Last night I attended an interesting lecture by Professor Lester Brickman of the Cardozo School of Law at Yeshiva University. Professor Brickman, a legal ethicist, has written a provacative new book,"Lawyer Barons: What Their Contingency Fees Really Cost America" (Cambridge 2011). In "Lawyer Barons," Professor Brickman posits that there has been an exposion of litigation in America because as the filing of lawsuits gets more lucrative for plaintiffs' counsel, the number of cases filed increases.
Professor Brickman has "calculated the inflation-adjusted effective hourly rate of the contingency fee bar to have increased by 1,000 to 1,400 percent over the last forty years. . . . In the aggregate, tort lawyers' incomes from contingency fees have grown to Fortune 500 levels, ranging from $50 billion to $55 billion in 2006." Id. at 37-38. That's some serious coin.

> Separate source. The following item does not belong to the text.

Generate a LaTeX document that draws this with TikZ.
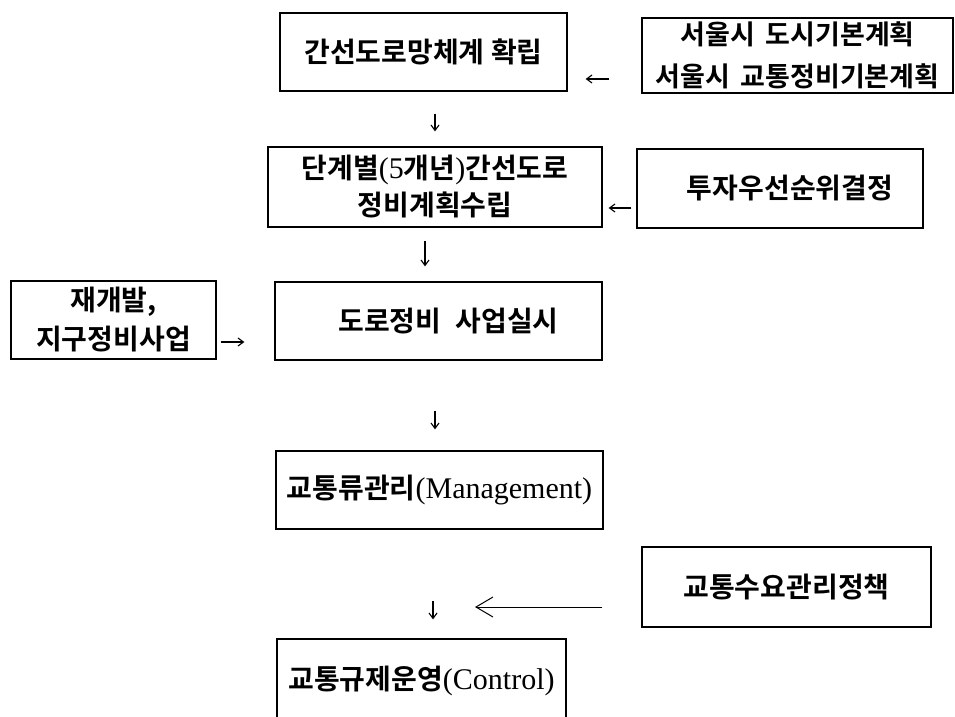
\documentclass[tikz,border=0pt]{standalone}
\usepackage{fontspec}
\usetikzlibrary{arrows.meta}
\newfontfamily\krfont{Noto Sans CJK KR Bold}
\newfontfamily\latfont{Liberation Serif}
\newcommand{\lat}[1]{{\latfont\fontsize{30}{36}\selectfont #1}}

\begin{document}
\begin{tikzpicture}[x=1pt,y=-1pt,
	box/.style={draw, line width=1.2pt, inner sep=0pt, align=center, font=\krfont\fontsize{28}{37}\selectfont},
	flow/.style={-{Straight Barb[length=5.5pt,width=8pt]}, line width=1.1pt},
	feed/.style={-{Straight Barb[length=17pt,width=20pt]}, line width=1pt}]
	
	\useasboundingbox (0,0) rectangle (955,716);
	
	% main column
	\node[box, minimum width=287pt, minimum height=78pt] (net) at (423.5,52) {간선도로망체계 확립};
	\node[box, minimum width=334pt, minimum height=80pt] (plan) at (435,187) {단계별\lat{(5}개년\lat{)}간선도로\\정비계획수립};
	\node[box, minimum width=327pt, minimum height=78pt] (project) at (438.5,321) {\hspace*{20pt}도로정비\enspace 사업실시};
	\node[box, minimum width=327pt, minimum height=78pt] (mgmt) at (439.5,490) {교통류관리\lat{(Management)}};
	\node[box, minimum width=289pt, minimum height=83pt] (control) at (421.5,680.5) {교통규제운영\lat{(Control)}};
	
	% inputs
	\node[box, minimum width=311pt, minimum height=75pt, font=\krfont\fontsize{27}{36}\selectfont] (seoul) at (797.5,55.5) {서울시\hspace{0.4em}도시기본계획\\[6pt]서울시\hspace{0.4em}교통정비기본계획};
	\node[box, minimum width=286pt, minimum height=79pt] (prio) at (780,188.5) {\hspace*{20pt}투자우선순위결정};
	\node[box, minimum width=205pt, minimum height=78pt] (redev) at (113.5,320) {재개발,\\[2pt]지구정비사업};
	\node[box, minimum width=289pt, minimum height=80pt] (demand) at (786.5,587) {교통수요관리정책};
	
	\coordinate (join) at (475,607);
	
	\draw[flow, shorten <=22pt, shorten >=15pt] (net.south -| plan.north) -- (plan.north);
	\draw[flow, shorten <=13pt, shorten >=15pt] (plan.south -| 425,0) -- (project.north -| 425,0);
	\draw[flow, shorten <=50pt, shorten >=21pt] (project.south -| 435,0) -- (mgmt.north -| 435,0);
	\draw[flow, shorten <=71pt, shorten >=19pt] (mgmt.south -| 433,0) -- (control.north -| 433,0);
	
	\draw[flow, shorten <=32pt, shorten >=18pt] (seoul.west |- 0,79) -- (net.east |- 0,79);
	\draw[flow, shorten <=5pt, shorten >=6pt] (prio.west |- 0,208) -- (plan.east |- 0,208);
	\draw[flow, shorten <=4pt, shorten >=30pt] (redev.east |- 0,342) -- (project.west |- 0,342);
	\draw[feed, shorten <=39pt] (demand.west |- join) -- (join);
	
\end{tikzpicture}
\end{document}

Professor Brickman is particularly critical of the fact that the standard contingency arrangement provides a 33% to 40% fee to lawyers, regardless of the type of case that it is. Contingency fees, he instructs, were originally conceived of to compensate lawyers who took great risk of no recovery. But many of the suits filed today are virtually guaranteed recovery, and yet the contingency fee amount remains inelastic, and there is no real price competition among contingency fee lawyers.
The result of all of this, Professor Brickman concludes, is increased lawsuit filings, more frivolous filings, and ever-greater payouts in settlement, which get passed on by businesses to consumers as costs.
So what is to be done? Professor Brickman is not out to ban contingency fees; he says it would never gain any political or judicial traction. Nor is he an advocate of adopting Britain's "loser pays" rule across the board. One interesting proposal that he does make is called the "early offer rule," whereby tort defendants, shortly after being sued, could make an early offer of settlement. Plaintiffs' counsel could not charge a contingency fee on amounts offered in the early offer; only hourly rates. If the offer is rejected and the case goes to trial, the plaintiffs' counsel can charge an hourly rate on any recovery up to the early settlement offer, and a contingency fee only up on amounts recovered above the amount of the early settlement offer. This would have the effect of limiting the contingency fee to its proper purpose, namely, compensating counsel where they have added value in the face of a significant risk of loss.
Professor Brickman's book has been well reviewed and, based on his lecture, it will make for some thought-provoking reading this Spring. I encourage you to pick up a copy.